Когда я открыла для себя Баратынского, Максимов стал еще строже. Он жестко сказал мне, что для работы над стихами такого уровня нужны навыки, которыми я не владею. Я не отставала. «Докажите, что сможете», – обрезал он. Больше месяца я просидела над анализом «Разуверения». И доказала. Дмитрий Евгеньевич согласился на тему «Лирика Баратынского».
Вообще, после этого «доказательства» он вернул мне свое расположение. Неизменно звал к себе. «Сдруживал» с другими своими аспирантками. Нас троих – Галю Шабельскую, Наташу Шлионскую и меня даже прозвали «максимовскими грациями» (боюсь, не без насмешки).
Дмитрий Евгеньевич любил видеть нас вместе; для каждой из нас у него было свое «присловие». Наташе он говорил: «Но вы ведь отличная хозяйка!» Гале – «У вас ведь семья такая хорошая» (речь шла о родителях). Мне – «Таку вас же память лошадиная». Увы, сейчас она уже совсем не «лошадиная». Да и тогда вовсе не была экстраординарной. Просто Дмитрий Евгеньевич собственную память считал очень слабой. Думаю, этого никто бы не заметил, если бы не постоянные его жалобы. Он боялся внезапной забывчивости как предательского подвоха; стихи читал только с книгой в руках. Отсюда и шутливо завистливая похвала в адрес моей достаточно обыкновенной памяти.
За годы «аспирантства» от двух других «максимовских граций» я получила очень многое: не только человеческую дружбу – в ней мы были наравне; они дарили меня тем, в чем я была несравненно слабее их, – зернами бесценного опыта ленинградской жизни. Вместе с ними, потомственными ленинградками, я научилась ходить на балет, в Большой зал филармонии – на концерты Мравинского, в театр Товстоногова (видела там главные спектакли моей жизни – «Горе от ума» и «Идиот»). Все это происходило при неизменном внимании Максимова.

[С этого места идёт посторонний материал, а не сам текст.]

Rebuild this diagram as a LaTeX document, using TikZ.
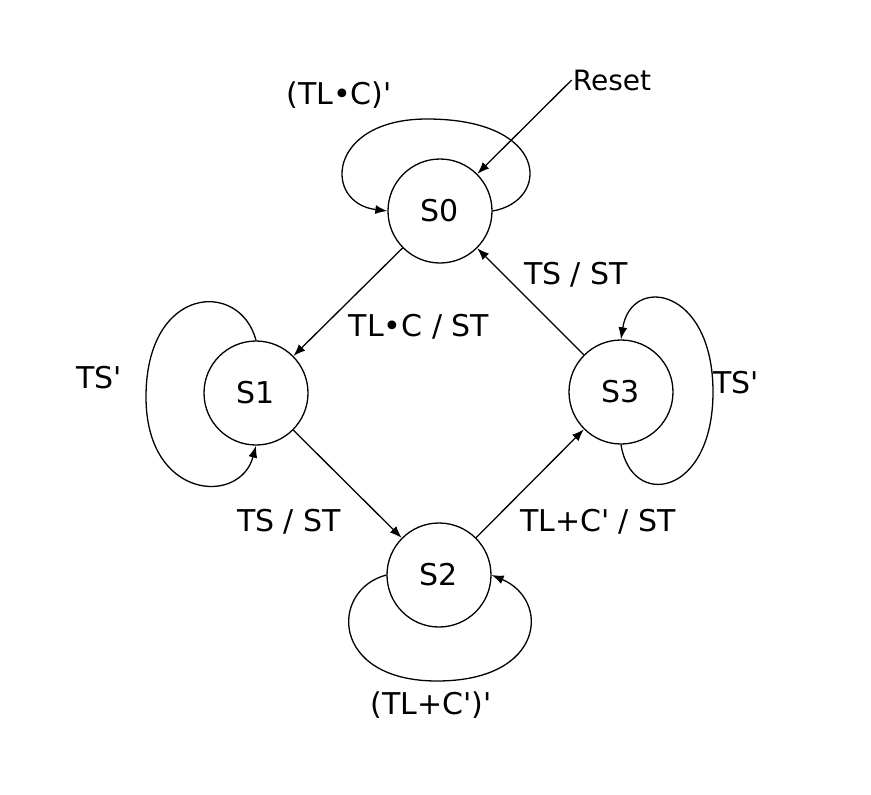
\documentclass[tikz,border=0pt]{standalone}
\usepackage{fontspec}
\newfontfamily\lblfont{DejaVu Sans}
\usetikzlibrary{arrows.meta}
\begin{document}
\begin{tikzpicture}[x=1pt,y=1pt,
  state/.style={circle,draw,line width=1.3pt,minimum size=104pt,inner sep=0pt,font=\lblfont\fontsize{30}{36}\selectfont},
  lbl/.style={inner sep=1pt,font=\lblfont\fontsize{30}{36}\selectfont},
  edge/.style={line width=1.3pt,-{Latex[length=12pt,width=9pt]}},
  every path/.style={line join=round}]
\useasboundingbox (0,0) rectangle (871,-795);
\fill[white] (0,0) rectangle (871,-795);
% states
\node[state] (S0) at (440,-211) {S0};
\node[state] (S1) at (256,-393) {S1};
\node[state] (S2) at (439,-575) {S2};
\node[state] (S3) at (621,-392) {S3};
% labels
\node[lbl,font=\lblfont\fontsize{28}{34}\selectfont] (reset) at (612,-80) {Reset};
\node[lbl] (l00) at (339,-95) {(TL•C)'};
\node[lbl] (l01) at (419,-327) {TL•C / ST};
\node[lbl] (l30) at (576,-275) {TS / ST};
\node[lbl] (l11) at (99,-378) {TS'};
\node[lbl] (l33) at (736,-383) {TS'};
\node[lbl] (l12) at (289,-522) {TS / ST};
\node[lbl] (l23) at (598,-522) {TL+C' / ST};
\node[lbl] (l22) at (431,-705) {(TL+C')'};
% reset
\draw[edge] (reset.west) -- (S0);
% transitions
\draw[edge] (S0) -- (S1);
\draw[edge] (S1) -- (S2);
\draw[edge] (S2) -- (S3);
\draw[edge] (S3) -- (S0);
% self loops
\coordinate (t0) at (427,-119);
\draw[edge] (S0.east) .. controls +(58,10) and +(123,0) .. (t0)
  .. controls +(-100,0) and +(-65,8) .. (S0.west);
\coordinate (t1) at (146,-397);
\draw[edge] (S1.north) .. controls +(-16,61) and +(0,112) .. (t1)
  .. controls +(0,-103) and +(-16,-60) .. (S1.south);
\coordinate (t2) at (437,-681);
\draw[edge] (S2.west) .. controls +(-57,-15) and +(-107,0) .. (t2)
  .. controls +(108,0) and +(59,-25) .. (S2.east);
\coordinate (t3) at (713,-392);
\draw[edge] (S3.south) .. controls +(10,-65) and +(0,-105) .. (t3)
  .. controls +(0,105) and +(10,65) .. (S3.north);
\end{tikzpicture}
\end{document}
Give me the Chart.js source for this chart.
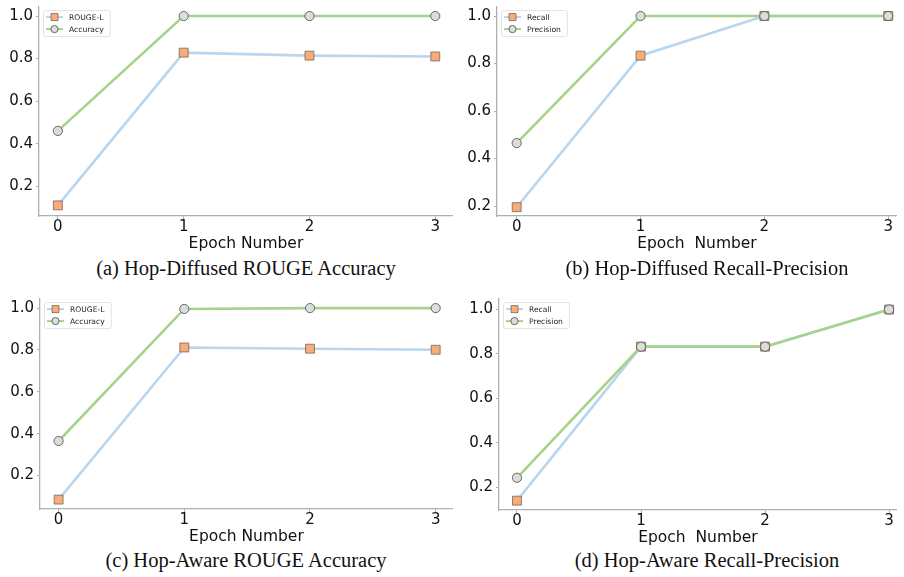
<!DOCTYPE html>
<html>
<head>
<meta charset="utf-8">
<script src="https://cdn.jsdelivr.net/npm/chart.js@4/dist/chart.umd.min.js"></script>
<style>
  body { margin: 0; background: #fff; width: 904px; height: 577px; position: relative; overflow: hidden; }
  .panel { position: absolute; }
  .caption { position: absolute; width: 460px; text-align: center; font-family: "Liberation Serif", "Times New Roman", serif; font-size: 20.5px; color: #111; line-height: 22px; }
</style>
</head>
<body>
<div class="panel" style="left:0px;top:0px;width:460px;height:252px"><canvas id="chartA"></canvas></div>
<div class="panel" style="left:458px;top:0px;width:446px;height:252px"><canvas id="chartB"></canvas></div>
<div class="panel" style="left:1px;top:292px;width:459px;height:253px"><canvas id="chartC"></canvas></div>
<div class="panel" style="left:460px;top:292px;width:444px;height:254px"><canvas id="chartD"></canvas></div>
<div class="caption" style="left:16px;top:257px">(a) Hop-Diffused ROUGE Accuracy</div>
<div class="caption" style="left:477px;top:257px">(b) Hop-Diffused Recall-Precision</div>
<div class="caption" style="left:16px;top:549px">(c) Hop-Aware ROUGE Accuracy</div>
<div class="caption" style="left:477px;top:549px">(d) Hop-Aware Recall-Precision</div>
<script>
const epochs = [0, 1, 2, 3];
const yTicks = [0.2, 0.4, 0.6, 0.8, 1.0];

// Hop-Diffused
const rougeDiffused = [0.11, 0.828, 0.814, 0.81];
const accDiffused = [0.46, 1.0, 1.0, 1.0];
const recallDiffused = [0.195, 0.833, 1.0, 1.0];
const precisionDiffused = [0.465, 1.0, 1.0, 1.0];

// Hop-Aware
const rougeAware = [0.085, 0.812, 0.806, 0.801];
const accAware = [0.365, 0.996, 1.0, 1.0];
const recallAware = [0.14, 0.833, 0.833, 1.0];
const precisionAware = [0.243, 0.833, 0.833, 1.0];

const BLUE = '#b9d6ee';
const GREEN = '#a6d38a';
const ORANGE = '#f5ad7c';
const GREY_FILL = '#dcdcdc';
const AXIS = '#b0b0b0';

function drawMarker(ctx, style, x, y, r) {
    ctx.beginPath();
    if (style === 'rect') {
        ctx.rect(x - r, y - r, 2 * r, 2 * r);
        ctx.fillStyle = ORANGE;
        ctx.strokeStyle = '#7d6252';
    } else {
        ctx.arc(x, y, r, 0, Math.PI * 2);
        ctx.fillStyle = GREY_FILL;
        ctx.strokeStyle = '#4a4a4a';
    }
    ctx.lineWidth = 0.8;
    ctx.fill();
    ctx.stroke();
}

// legend box drawn inside the plot, top-left
const insideLegend = {
    id: 'insideLegend',
    afterDraw(chart) {
        const ctx = chart.ctx;
        const area = chart.chartArea;
        const bx = area.left + 4, by = area.top + 3;
        ctx.save();
        ctx.font = '7.6px "DejaVu Sans"';
        const names = chart.data.datasets.map(d => d.label);
        const tw = Math.max(...names.map(n => ctx.measureText(n).width));
        const bw = 28 + tw + 4, bh = 26;
        ctx.fillStyle = 'rgba(255,255,255,0.9)';
        ctx.strokeStyle = '#e2e2e2';
        ctx.lineWidth = 1;
        ctx.beginPath();
        ctx.roundRect(bx + 0.5, by + 0.5, bw, bh, 2);
        ctx.fill();
        ctx.stroke();
        chart.data.datasets.forEach((ds, i) => {
            const y = by + 7 + i * 12;
            ctx.strokeStyle = ds.borderColor;
            ctx.lineWidth = 2;
            ctx.beginPath();
            ctx.moveTo(bx + 3, y);
            ctx.lineTo(bx + 20, y);
            ctx.stroke();
            drawMarker(ctx, ds.pointStyle, bx + 11.5, y, ds.pointStyle === 'rect' ? 3.5 : 3.6);
            ctx.fillStyle = '#222';
            ctx.textBaseline = 'middle';
            ctx.fillText(ds.label, bx + 26, y + 0.5);
        });
        ctx.restore();
    }
};

function makeSeries(label, data, color, style, order) {
    const rect = style === 'rect';
    return {
        label,
        data: data.map((v, i) => ({ x: epochs[i], y: v })),
        borderColor: color,
        borderWidth: 2.6,
        pointStyle: style,
        pointRadius: rect ? 6.3 : 4.6,
        pointBackgroundColor: rect ? ORANGE : GREY_FILL,
        pointBorderColor: rect ? '#7d6252' : '#4a4a4a',
        pointBorderWidth: 0.8,
        tension: 0,
        order
    };
}

function createPanel(canvasId, series, xr, yr, padTop, padRight, xTitle) {
    const ctx = document.getElementById(canvasId);
    new Chart(ctx, {
        type: 'line',
        data: { datasets: series },
        options: {
            responsive: true,
            maintainAspectRatio: false,
            animation: false,
            layout: { padding: { top: padTop, right: padRight, left: 0, bottom: 0 } },
            plugins: { legend: { display: false }, tooltip: { enabled: false } },
            scales: {
                x: {
                    type: 'linear',
                    min: xr[0],
                    max: xr[1],
                    afterBuildTicks: s => { s.ticks = epochs.map(v => ({ value: v })); },
                    grid: { drawOnChartArea: false, color: AXIS, tickLength: 3 },
                    border: { color: AXIS, width: 1.3 },
                    ticks: { color: '#111', padding: 1, font: { family: 'DejaVu Sans', size: 15, lineHeight: 1.0 } },
                    title: {
                        display: true,
                        text: xTitle,
                        color: '#111',
                        padding: { top: 2, bottom: 0 },
                        font: { family: 'DejaVu Sans', size: 15.5, lineHeight: 1.1 }
                    },
                    afterFit: s => { s.height = 36; s.paddingLeft = 0; s.paddingRight = 0; }
                },
                y: {
                    min: yr[0],
                    max: yr[1],
                    afterBuildTicks: s => { s.ticks = yTicks.map(v => ({ value: v })); },
                    grid: { drawOnChartArea: false, color: AXIS, tickLength: 3 },
                    border: { color: AXIS, width: 1.3 },
                    ticks: {
                        color: '#111',
                        padding: 3,
                        font: { family: 'DejaVu Sans', size: 15 },
                        callback: v => v.toFixed(1)
                    },
                    afterFit: s => { s.width = 39; s.paddingTop = 0; s.paddingBottom = 0; }
                }
            }
        },
        plugins: [insideLegend]
    });
}

createPanel('chartA', [
    makeSeries('ROUGE-L', rougeDiffused, BLUE, 'rect', 1),
    makeSeries('Accuracy', accDiffused, GREEN, 'circle', 0)
], [-0.15, 3.14], [0.06, 1.042], 5, 5, 'Epoch Number');

createPanel('chartB', [
    makeSeries('Recall', recallDiffused, BLUE, 'rect', 1),
    makeSeries('Precision', precisionDiffused, GREEN, 'circle', 0)
], [-0.159, 3.07], [0.158, 1.0375], 5, 0, 'Epoch  Number');

createPanel('chartC', [
    makeSeries('ROUGE-L', rougeAware, BLUE, 'rect', 1),
    makeSeries('Accuracy', accAware, GREEN, 'circle', 0)
], [-0.148, 3.137], [0.04, 1.043], 5, 4, 'Epoch Number');

createPanel('chartD', [
    makeSeries('Recall', recallAware, BLUE, 'rect', 1),
    makeSeries('Precision', precisionAware, GREEN, 'circle', 0)
], [-0.145, 3.063], [0.098, 1.047], 5, 0, 'Epoch  Number');
</script>
</body>
</html>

Культурные новости обсуждались, как правило, прежде всего с ним.
При этом преподавательству как таковому Дмитрий Евгеньевич нас не учил. Он вообще не был преподавателем в традиционном смысле слова. Посмеивался над умением Григория Абрамовича Вялого очаровывать аудиторию (а это было подлинно высокое умение). Настойчиво рекомендовал ходить к Берковскому, чьи лекции считал для нас более «питательными». Сам же в отличие от Наума Яковлевича обязательный курс читать не любил; не был тем, кого можно было бы назвать «монологистом». Ему нужен был «большой диалог». Не случайно он всегда брал аспирантов; возился с ними, не жалея часов, отведенных для работы «на себя» (мою диссертацию тщательно читал, спустя десять лет после окончания аспирантского срока).
В университете его уникальным делом стал блоковский семинар. Он вел его много лет и тяжело расставался с этой работой, когда из университета пришлось уходить.